Why I might ditch my iPhone for Windows. No, really. I’m serious.
This could be the year I swap my iPhone for a Windows Phone. Really. No, really. Seriously. Wait, hear me out. Fine. What? Just get out. Go.
Last week I got my hands on the latest version of WP7, codenamed Mango. And it’s good. It’s very good. Its predecessor was nice – it avoided the fanboyishness associated with Apple and the unregulated sprawl too-often evident on Android – but it lacked any real punch. This time around, it looks like Microsoft might have just managed to nail jelly to the wall.
It puts a new spin on almost everything the company has done in the last five years. Every seemingly senseless commercial decision or lamentable product release makes a little more sense. The Zune MP3 player seemed almost inconceivably bad, floundering in the face of the far superior iPod. But it allowed Microsoft to road test its digital music store, and even convince a few people to hand over some money for the privilege.
It seemed like lunacy when Microsoft launched a rival search engine to Google. Steve Ballmer (pictured) would have fared better had he constructed the world’s biggest soapbox and invited people to scream search terms in his face. But notwithstanding Bing’s surprisingly respectable market share in the US, Microsoft knew that WP7 needed a fully integrated search engine at its heart. Any gain in the desktop search market is a bonus.
In the context of WP7 Mango, these things make sense. It’s like taking a step back from a dirty protest smeared on a prison wall and realising it is a nuanced piece of portraiture.
So what is so great about Mango? At first glance it is similar to its younger brother. It keeps the customisable-but-clean appearance, allowing you to choose which “Live Tiles” to display on your homepage, which interact with you without permanently damaging your retina. But the small improvements make all the difference.
A key change is the way it allows you to manage your conversations into “Threads”. This function draws all of your chats and messages from Facebook, text messages, emails and IMs, and strings them into a makeshift conversation.

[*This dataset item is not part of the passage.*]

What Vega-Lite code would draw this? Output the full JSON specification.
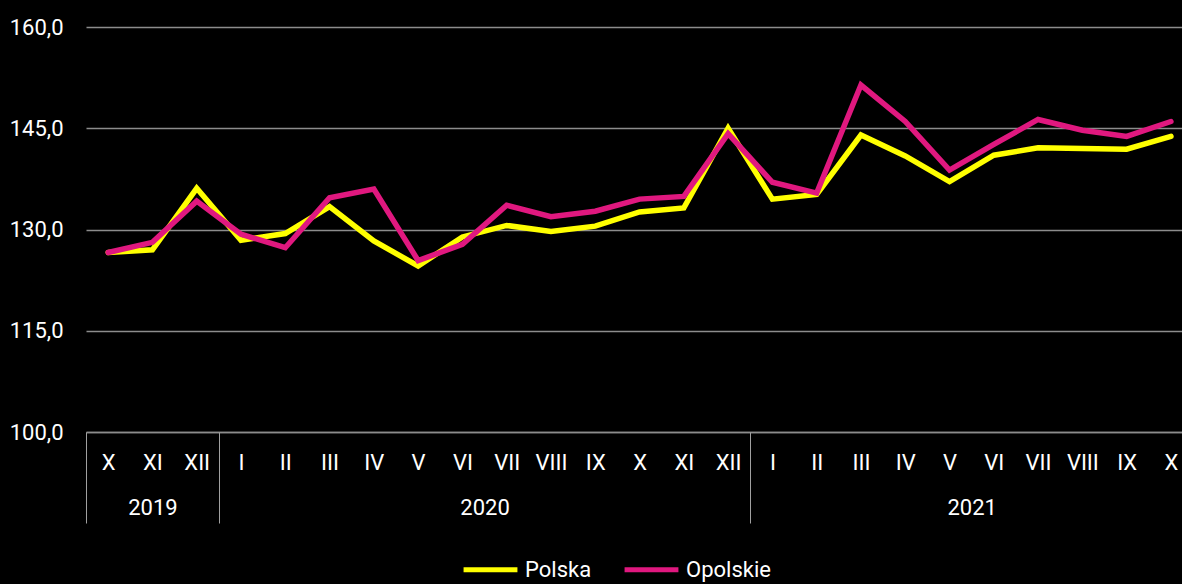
{
  "$schema": "https://vega.github.io/schema/vega-lite/v6.json",
  "width": 1096,
  "height": 405,
  "autosize": {"type": "none"},
  "padding": {"left": 86, "top": 27, "right": 0, "bottom": 152},
  "background": "#000000",
  "config": {
    "view": {"stroke": null},
    "font": "Roboto",
    "axis": {"labelFont": "Roboto", "labelColor": "#ffffff", "labelFontSize": 22},
    "legend": {"labelFont": "Roboto", "labelColor": "#ffffff", "labelFontSize": 22}
  },
  "data": {
    "values": [
      {"t": 0, "month": "X", "year": 2019, "series": "Polska", "value": 126.6},
      {"t": 1, "month": "XI", "year": 2019, "series": "Polska", "value": 127.0},
      {"t": 2, "month": "XII", "year": 2019, "series": "Polska", "value": 136.1},
      {"t": 3, "month": "I", "year": 2020, "series": "Polska", "value": 128.4},
      {"t": 4, "month": "II", "year": 2020, "series": "Polska", "value": 129.4},
      {"t": 5, "month": "III", "year": 2020, "series": "Polska", "value": 133.4},
      {"t": 6, "month": "IV", "year": 2020, "series": "Polska", "value": 128.3},
      {"t": 7, "month": "V", "year": 2020, "series": "Polska", "value": 124.6},
      {"t": 8, "month": "VI", "year": 2020, "series": "Polska", "value": 128.9},
      {"t": 9, "month": "VII", "year": 2020, "series": "Polska", "value": 130.6},
      {"t": 10, "month": "VIII", "year": 2020, "series": "Polska", "value": 129.7},
      {"t": 11, "month": "IX", "year": 2020, "series": "Polska", "value": 130.5},
      {"t": 12, "month": "X", "year": 2020, "series": "Polska", "value": 132.6},
      {"t": 13, "month": "XI", "year": 2020, "series": "Polska", "value": 133.2},
      {"t": 14, "month": "XII", "year": 2020, "series": "Polska", "value": 145.0},
      {"t": 15, "month": "I", "year": 2021, "series": "Polska", "value": 134.5},
      {"t": 16, "month": "II", "year": 2021, "series": "Polska", "value": 135.2},
      {"t": 17, "month": "III", "year": 2021, "series": "Polska", "value": 144.0},
      {"t": 18, "month": "IV", "year": 2021, "series": "Polska", "value": 140.9},
      {"t": 19, "month": "V", "year": 2021, "series": "Polska", "value": 137.1},
      {"t": 20, "month": "VI", "year": 2021, "series": "Polska", "value": 141.0},
      {"t": 21, "month": "VII", "year": 2021, "series": "Polska", "value": 142.1},
      {"t": 22, "month": "VIII", "year": 2021, "series": "Polska", "value": 142.0},
      {"t": 23, "month": "IX", "year": 2021, "series": "Polska", "value": 141.9},
      {"t": 24, "month": "X", "year": 2021, "series": "Polska", "value": 143.8},
      {"t": 0, "month": "X", "year": 2019, "series": "Opolskie", "value": 126.6},
      {"t": 1, "month": "XI", "year": 2019, "series": "Opolskie", "value": 128.1},
      {"t": 2, "month": "XII", "year": 2019, "series": "Opolskie", "value": 134.2},
      {"t": 3, "month": "I", "year": 2020, "series": "Opolskie", "value": 129.3},
      {"t": 4, "month": "II", "year": 2020, "series": "Opolskie", "value": 127.3},
      {"t": 5, "month": "III", "year": 2020, "series": "Opolskie", "value": 134.7},
      {"t": 6, "month": "IV", "year": 2020, "series": "Opolskie", "value": 136.0},
      {"t": 7, "month": "V", "year": 2020, "series": "Opolskie", "value": 125.4},
      {"t": 8, "month": "VI", "year": 2020, "series": "Opolskie", "value": 127.8},
      {"t": 9, "month": "VII", "year": 2020, "series": "Opolskie", "value": 133.6},
      {"t": 10, "month": "VIII", "year": 2020, "series": "Opolskie", "value": 131.9},
      {"t": 11, "month": "IX", "year": 2020, "series": "Opolskie", "value": 132.7},
      {"t": 12, "month": "X", "year": 2020, "series": "Opolskie", "value": 134.5},
      {"t": 13, "month": "XI", "year": 2020, "series": "Opolskie", "value": 134.9},
      {"t": 14, "month": "XII", "year": 2020, "series": "Opolskie", "value": 144.2},
      {"t": 15, "month": "I", "year": 2021, "series": "Opolskie", "value": 137.0},
      {"t": 16, "month": "II", "year": 2021, "series": "Opolskie", "value": 135.4},
      {"t": 17, "month": "III", "year": 2021, "series": "Opolskie", "value": 151.4},
      {"t": 18, "month": "IV", "year": 2021, "series": "Opolskie", "value": 146.0},
      {"t": 19, "month": "V", "year": 2021, "series": "Opolskie", "value": 138.8},
      {"t": 20, "month": "VI", "year": 2021, "series": "Opolskie", "value": 142.6},
      {"t": 21, "month": "VII", "year": 2021, "series": "Opolskie", "value": 146.3},
      {"t": 22, "month": "VIII", "year": 2021, "series": "Opolskie", "value": 144.7},
      {"t": 23, "month": "IX", "year": 2021, "series": "Opolskie", "value": 143.8},
      {"t": 24, "month": "X", "year": 2021, "series": "Opolskie", "value": 146.0}
    ]
  },
  "resolve": {"axis": {"x": "independent"}},
  "layer": [
    {
      "mark": {"type": "line", "strokeWidth": 5.5, "strokeCap": "round"},
      "encoding": {
        "x": {
          "field": "t",
          "type": "quantitative",
          "scale": {"domain": [-0.5, 24.25], "nice": false, "zero": false},
          "axis": {
            "orient": "bottom",
            "title": null,
            "values": [0,1,2,3,4,5,6,7,8,9,10,11,12,13,14,15,16,17,18,19,20,21,22,23,24],
            "labelExpr": "['I','II','III','IV','V','VI','VII','VIII','IX','X','XI','XII'][(datum.value + 9) % 12]",
            "ticks": false,
            "tickSize": 0,
            "grid": false,
            "domain": true,
            "domainColor": "#8c8c8c",
            "domainWidth": 1.5,
            "labelBaseline": "middle",
            "labelPadding": 30,
            "labelFlush": false,
            "labelOverlap": false
          }
        },
        "y": {
          "field": "value",
          "type": "quantitative",
          "scale": {"domain": [100, 160], "nice": false, "zero": false},
          "axis": {
            "title": null,
            "values": [100, 115, 130, 145, 160],
            "labelExpr": "replace(format(datum.value, '.1f'), '.', ',')",
            "domain": false,
            "ticks": false,
            "grid": true,
            "gridColor": "#8c8c8c",
            "gridWidth": 1.5,
            "labelPadding": 23
          }
        },
        "color": {
          "field": "series",
          "type": "nominal",
          "scale": {"domain": ["Polska", "Opolskie"], "range": ["#ffff00", "#e0187f"]},
          "legend": {
            "title": null,
            "orient": "none",
            "direction": "horizontal",
            "legendX": 375,
            "legendY": 513,
            "symbolType": "stroke",
            "symbolSize": 2900,
            "symbolStrokeWidth": 5,
            "labelOffset": 5,
            "columnPadding": 22
          }
        }
      }
    },
    {
      "mark": {"type": "point", "opacity": 0},
      "encoding": {
        "x": {
          "field": "t",
          "type": "quantitative",
          "axis": {
            "orient": "bottom",
            "title": null,
            "values": [-0.5, 1, 2.5, 8.5, 14.5, 19.5],
            "labelExpr": "datum.value == 1 ? '2019' : datum.value == 8.5 ? '2020' : datum.value == 19.5 ? '2021' : ''",
            "domain": false,
            "grid": false,
            "ticks": true,
            "tickSize": 91,
            "tickWidth": 1,
            "tickColor": "#a0a0a0",
            "tickOpacity": {"condition": {"test": "datum.value == 1 || datum.value == 8.5 || datum.value == 19.5", "value": 0}, "value": 1},
            "labelBaseline": "middle",
            "labelPadding": -16,
            "labelFlush": false,
            "labelOverlap": false
          }
        },
        "y": {"field": "value", "type": "quantitative"}
      }
    }
  ]
}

Seeing all your interactions with someone in one place is a revelation, albeit one that offers you an uncomfortable glance into the fractious, demented workings of your mind.
Another useful new tool is “Groups”, a very intuitive way of creating circles of friends or colleagues who you can easily communicate with, en masse, via whatever method you like (except, you know, actually seeing them). The new multi-tasking engine is also very slick, shutting apps into sleep mode to conserve battery power.

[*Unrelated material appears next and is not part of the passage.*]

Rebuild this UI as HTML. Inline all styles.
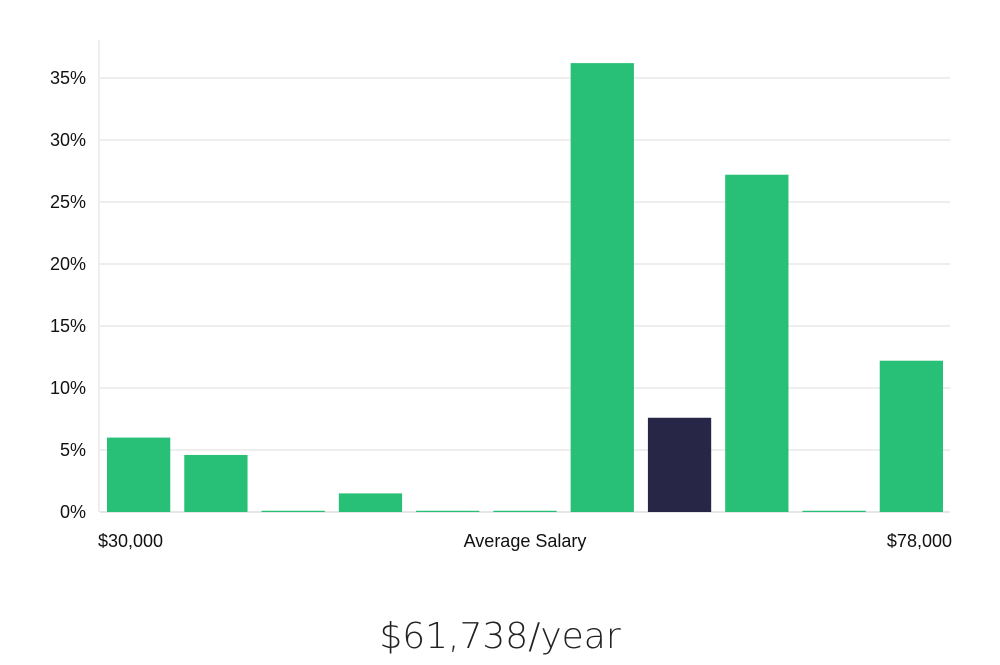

While WP7 lacks the sheer volume of apps of Android or iOS, its store is growing exponentially. But the clincher will be handsets. Despite rumours Nokia might actually manufacture something good for the first time since 1999, I’m not holding my breath. Reports that a WP7 version of the Samsung Galaxy S 2 is in the pipeline, though, is altogether more interesting.
Of course the new iPhone will be released at least a month before we see any Mango phones and could scupper the whole deal. Early reports suggest the iPhone 4S – as it will probably be called – will be thinner, happier, more productive and feature an 8 mega pixel camera. But it doesn’t sound like a game changer.
Mango could be the phone equivalent of the Xbox 360 – the moment Microsoft becomes a serious force in mobile.
SLAUGHTER ZOMBIES IN YOUR FRONT ROOM
You know what my living room (nae, my life) is lacking? Something to facilitate the massacre of waves of the undead with an imaginary chainsaw. This is the premise of Rise of Nightmares on the Kinect, the game that takes the platform from a range of games based variously around dancing, jumping and throwing into more traditional, albeit motion controlled, territory. The game, slated for a pre-Christmas release, sees you traverse a dungeon filled with zombies, hacking away with whatever you can find to survive. The controls are a little laggy – ironically you move with the graceless lumber of your undead foes – but once you get used to it it’s fun in the way that only killing zombies can be.
Also on its way is Star Wars for the Kinect, which sees you engage in light sabre fights and use the motion sensor to throw clones across the room, which is exactly as awesome as it sounds.